Rather than marry for convenience, or for economic or social reasons — as was still common among workers, peasants, and aristocrats — by the 1850s the middle-class couple was supposed to meet, court, fall deeply in love, and join for life because of a shared emotional bond. Of course, economic considerations in marriage by no means disappeared. But an entire culture of romantic love — popularized in advice manuals, popular fiction, and art, and practiced in courtship rituals, weddings, and married life — now surrounded the middle-class couple with a tender emotional charge. The growing popularity among all classes toward the end of the nineteenth century of what historians call companionate marriage underscores the way historical contexts influence human emotions and behaviors.

Strict rules for courtship and engagement enshrined in the concept of falling in love ensured that middle-class individuals would make an appropriate match. Parents, chaperones, and the general public closely guarded the boundary between courtship and sex, between the proper and the improper.
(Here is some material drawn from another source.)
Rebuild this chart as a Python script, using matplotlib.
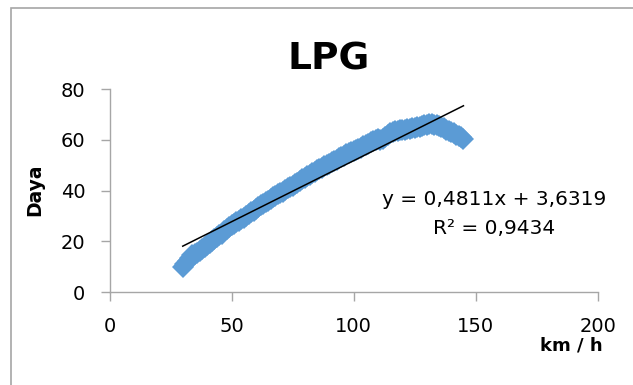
import matplotlib
matplotlib.use('Agg')
import matplotlib.pyplot as plt
from matplotlib.patches import Rectangle
import numpy as np

# %% Data (speed km/h vs power)
speed = list(range(30, 146))
daya = [10, 11, 12.3, 13.5, 14.5, 15, 15.3, 16.2, 17, 17.8,          # 30-39
        18.5, 19.3, 20, 20.8, 21.5, 22.3, 23, 24, 25, 25.7,          # 40-49
        26.3, 26.9, 27.5, 28.1, 28.7, 29.3, 30, 30.7, 31.4, 32.1,    # 50-59
        32.8, 33.5, 34.2, 34.8, 35.4, 36, 36.6, 37.3, 37.9, 38.5,    # 60-69
        39, 39.6, 40.2, 40.8, 41.3, 41.9, 42.5, 43.1, 43.7, 44.4,    # 70-79
        45, 45.6, 46.2, 46.8, 47.3, 47.9, 48.4, 49, 49.5, 50,        # 80-89
        50.5, 51.1, 51.6, 52.2, 52.7, 53.2, 53.7, 54.2, 54.6, 55.1,  # 90-99
        55.5, 56, 56.4, 56.9, 57.4, 58, 58.5, 59.1, 59.7, 60,        # 100-109
        60.2, 60, 60.3, 61, 62, 62.6, 63, 63.3, 63.5, 63.7,          # 110-119
        63.8, 64, 64.1, 64.3, 64.5, 64.7, 65, 65.2, 65.5, 65.8,      # 120-129
        66, 66.1, 66.2, 66, 65.8, 65.4, 65, 64.5, 64, 63.5,          # 130-139
        63, 62.5, 62, 61.5, 61, 60.4]                                # 140-145

slope = 0.4811
intercept = 3.6319
r2 = 0.9434

xticks = [0, 50, 100, 150, 200]
yticks = [0, 20, 40, 60, 80]

# %% Plot
W, H = 633, 385
fig = plt.figure(figsize=(W / 100, H / 100), dpi=100)
ax = fig.add_axes([109.5 / W, 1 - 292 / H, (597.7 - 109.5) / W, (292 - 89) / H])

ax.plot(speed, daya, linestyle='none', marker='D', markersize=11,
        markeredgewidth=0, color='#5B9BD5', zorder=2)

xs = np.array([min(speed), max(speed)])
ax.plot(xs, slope * xs + intercept, color='black', lw=1.1, zorder=3)

ax.set_xlim(0, 200)
ax.set_ylim(0, 80)
ax.set_xticks(xticks)
ax.set_yticks(yticks)
for s in ['top', 'right']:
    ax.spines[s].set_visible(False)
for s in ['left', 'bottom']:
    ax.spines[s].set_color('#A6A6A6')
    ax.spines[s].set_linewidth(1.0)
ax.tick_params(axis='both', direction='out', length=6.5, width=1.0,
               color='#A6A6A6', labelsize=14, labelcolor='black')
ax.tick_params(axis='x', pad=11.5)
ax.tick_params(axis='y', pad=11)

fig.text(329 / W, 1 - 60 / H, 'LPG', fontsize=27, fontweight='bold',
         ha='center', va='center')
fig.text(35 / W, 1 - 190 / H, 'Daya', fontsize=13.5, fontweight='bold',
         rotation=90, ha='center', va='center')
fig.text(571 / W, 1 - 345 / H, 'km / h', fontsize=13, fontweight='bold',
         ha='center', va='center')

eq1 = 'y = {:.4f}x + {:.4f}'.format(slope, intercept).replace('.', ',')
eq2 = 'R² = {:.4f}'.format(r2).replace('.', ',')
fig.text(494.5 / W, 1 - 205 / H, eq1, fontsize=14.5, ha='center', va='baseline')
fig.text(494.5 / W, 1 - 234 / H, eq2, fontsize=14.5, ha='center', va='baseline')

# chart area border (only top/left edges fall inside the image)
fig.patches.append(Rectangle((11 / W, -0.5), 2, 1 - 8 / H + 0.5,
                             transform=fig.transFigure, fill=False,
                             edgecolor='#A6A6A6', lw=1.2))

fig.savefig('out.png', dpi=100)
Young couples were seldom alone before they became engaged, and people rarely paired off with someone from an inappropriate class background. Premarital sex was taboo for women, though men might experiment, a double standard that expressed middle-class assumptions about sexual morality and especially women’s virginity before marriage.

Engagement also followed a complicated set of rules and rituals. Secret engagements led to public announcements, and then the couple could appear together, though only with chaperones when in potentially delicate situations. They might walk arm in arm, but custom placed strict limits on physical intimacy. A couple might find ways to experiment with sexual behaviors, but only in secret — which confirmed the special feelings of “true love” between the couple.

Marriage had its own set of rules. Usually a middle-class man could marry only if he could support a wife, children, and a servant. He was supposed to be fairly prosperous and well established in his career. As a result, some middle-class men never married, because they could not afford it. These customs created special difficulties for young middle-class women, who could rarely pursue an independent career or acquire a home without a husband. The system encouraged mixed-age marriages. A new husband was typically much older than his young wife, who usually had no career and entered marriage directly out of her parents’ home or perhaps a girl’s finishing school. She would have had little experience with the realities of adult life.

Love meant something different to men and women. Trained to fall passionately in love with “Mr. Right,” young women equated marriage with emotional intensity. Men, on the other hand, were supposed to “find a wife”: they took a more active but dispassionate role in courtship. Since women generally were quite young, the man was encouraged to see himself as the protector of a young and fragile creature. In short, the typical middle-class marriage was more similar to a child-parent relationship than a partnership of equals, a situation finely portrayed in Henrik Ibsen’s noted play A Doll’s House (1879). The inequality of marriage was codified in European legal systems that, with rare exceptions, placed property ownership in the hands of the husband.